In general, populations tend to grow in environments where there is plenty of food and few predators.

Understanding population growth is crucial for managing wildlife, planning conservation efforts, and ensuring sustainable use of natural resources.

• It helps estimate how a population might change over time.
• It provides insights into the health and dynamics of ecosystems.
• It serves a role in predicting potential overpopulation issues.

In mathematical terms, population growth can be linear or exponential, where exponential growth is often observed in natural populations like the foxes in the given exercise.
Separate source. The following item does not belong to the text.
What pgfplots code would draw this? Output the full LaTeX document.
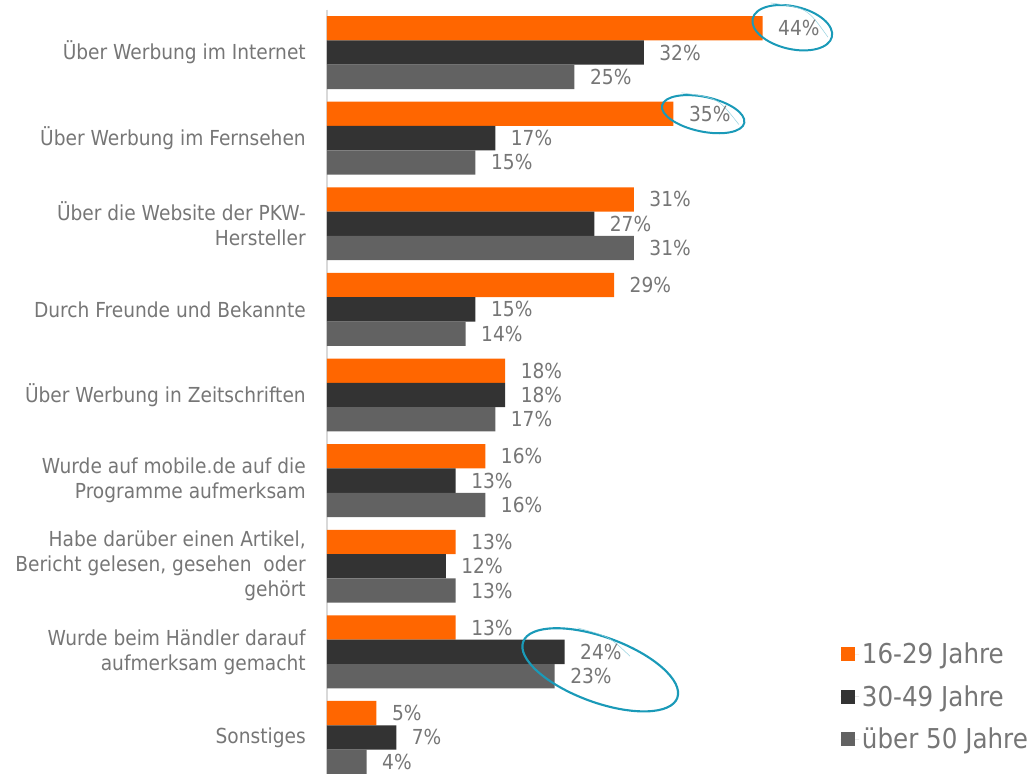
\documentclass[border=0pt]{standalone}
\usepackage{fontspec}
\setmainfont{DejaVu Sans}[FakeStretch=0.9]
\usepackage{pgfplots}
\usepackage{pgfplotstable}
\usetikzlibrary{calc}
\pgfplotsset{compat=1.18}

\definecolor{orng}{HTML}{FF6600}
\definecolor{dark}{HTML}{333333}
\definecolor{grey}{HTML}{626262}
\definecolor{txt}{HTML}{767676}
\definecolor{axl}{HTML}{D9D9D9}
\definecolor{ring}{HTML}{1A9AB8}

% Kenntnis der Programme nach Altersgruppe (in %)
\pgfplotstableread{
idx jung mittel alt
0 44 32 25
1 35 17 15
2 31 27 31
3 29 15 14
4 18 18 17
5 16 13 16
6 13 12 13
7 13 24 23
8 5 7 4
}\data

\begin{document}
\begin{tikzpicture}
\begin{axis}[
    name=ax,
    scale only axis,
    width=371.25pt,   % 495 px
    height=577.9pt,   % ~771 px
    xmin=0, xmax=50,
    ymin=-0.5, ymax=8.5,
    y dir=reverse,
    xbar=0pt,
    bar width=0.284,
    axis x line=none,
    axis y line=left,
    axis line style={-, draw=axl, line width=0.9pt},
    tick align=outside,
    major tick length=6pt,
    ytick={0,...,8},
    ytick style={draw=none},
    yticklabels={
        {Über Werbung im Internet},
        {Über Werbung im Fernsehen},
        {Über die Website der PKW-\\Hersteller},
        {Durch Freunde und Bekannte},
        {Über Werbung in Zeitschriften},
        {Wurde auf mobile.de auf die\\Programme aufmerksam},
        {Habe darüber einen Artikel,\\Bericht gelesen, gesehen\ \ oder\\gehört},
        {Wurde beim Händler darauf\\aufmerksam gemacht},
        {Sonstiges}},
    yticklabel style={align=right, inner sep=0pt, xshift=-9.75pt,
        font=\fontsize{15.5}{18.75}\selectfont, text=txt},
    extra y ticks={-0.5,0.5,...,8.5},
    extra y tick labels={},
    extra y tick style={major tick style={draw=axl, line width=0.9pt}},
    nodes near coords={\pgfmathprintnumber[assume math mode=true]{\pgfplotspointmeta}\%},
    every node near coord/.append style={anchor=west, inner sep=0pt,
        xshift=11.5pt, font=\fontsize{15.5}{18.75}\selectfont, text=txt},
    legend image code/.code={\fill[#1] (0pt,-5.25pt) rectangle (10.5pt,5.25pt);
        \path (0pt,0pt) -- (14pt,0pt);},
    legend style={draw=none, fill=none, at={(1.037,0.182)}, anchor=north west,
        font=\fontsize{20.5}{24}\selectfont, text=txt,
        row sep=10.8pt, inner sep=0pt},
    legend cell align=left,
    clip=false,
]
\addplot[fill=orng, draw=none, bar shift=-0.284] table[x=jung, y=idx] {\data};
\addplot[fill=dark, draw=none, bar shift=0] table[x=mittel, y=idx] {\data};
\addplot[fill=grey, draw=none, bar shift=0.284] table[x=alt, y=idx] {\data};
\legend{16-29 Jahre, 30-49 Jahre, über 50 Jahre}

% handgezeichnete Markierungen
\draw[ring, line width=1.5pt, rotate around={-13:(axis cs:47,-0.29)}]
    (axis cs:47,-0.29) ellipse [x radius=30.5pt, y radius=16pt];
\draw[ring!45, line width=0.4pt] (axis cs:44.8,-0.58) .. controls (axis cs:48.5,-0.52) .. (axis cs:50.6,-0.18);
\draw[ring, line width=1.5pt, rotate around={-12:(axis cs:38,0.72)}]
    (axis cs:38,0.72) ellipse [x radius=31.5pt, y radius=13pt];
\draw[ring!45, line width=0.4pt] (axis cs:35.8,0.47) .. controls (axis cs:39.5,0.53) .. (axis cs:41.6,0.84);
\draw[ring, line width=1.6pt, rotate around={-20:(axis cs:27.6,7.21)}]
    (axis cs:27.6,7.21) ellipse [x radius=61.5pt, y radius=24.5pt];
\draw[ring!45, line width=0.4pt] (axis cs:25.3,6.72) .. controls (axis cs:28.5,6.82) .. (axis cs:30.6,7.05);
\end{axis}
\pgfresetboundingbox
\path[use as bounding box] ($(ax.north west)+(-245.25pt,7.3pt)$) rectangle ++(771pt,-580.5pt);
\end{tikzpicture}
\end{document}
The growth rate is a key component in understanding population dynamics. It is defined as the rate at which a population increases in size during a specified time period. Growth rates are typically expressed as a percentage, indicating how much the population grows per year.

In terms of exponential growth, the growth rate is used to represent the consistent percentage increase over time. For example, a 9% growth rate means that the population increases by 9% per year relative to its current size.

Grasping the concept of growth rate allows us to make predictions about future population sizes and understand the factors influencing growth. It can provide insights into whether a population might:

• Grow rapidly.
• Stay stable.
• Decline.

In the case of the fox population, knowing the growth rate of 9% allows us to calculate how much the population will increase each year.

The exponential growth formula is a mathematical equation used to predict future values in scenarios where growth is proportional to the current amount. It is expressed as \( P = P_0 (1 + r)^t \), where:

• \( P \) is the future population size.
• \( P_0 \) is the starting population size.
• \( r \) is the annual growth rate as a decimal.
• \( t \) is the time in years over which growth occurs.

This formula captures the essence of exponential growth, showing how small consistent increases can lead to substantial changes over time.

In the fox population problem, we used this formula to find the population after 8 years. By substituting in known values, such as an initial population of 23,900 and a growth rate of 0.09, and solving across 8 years, the calculation grants us a prediction of the number of foxes in 2020. This demonstrates the powerful predictive capability of the exponential growth formula.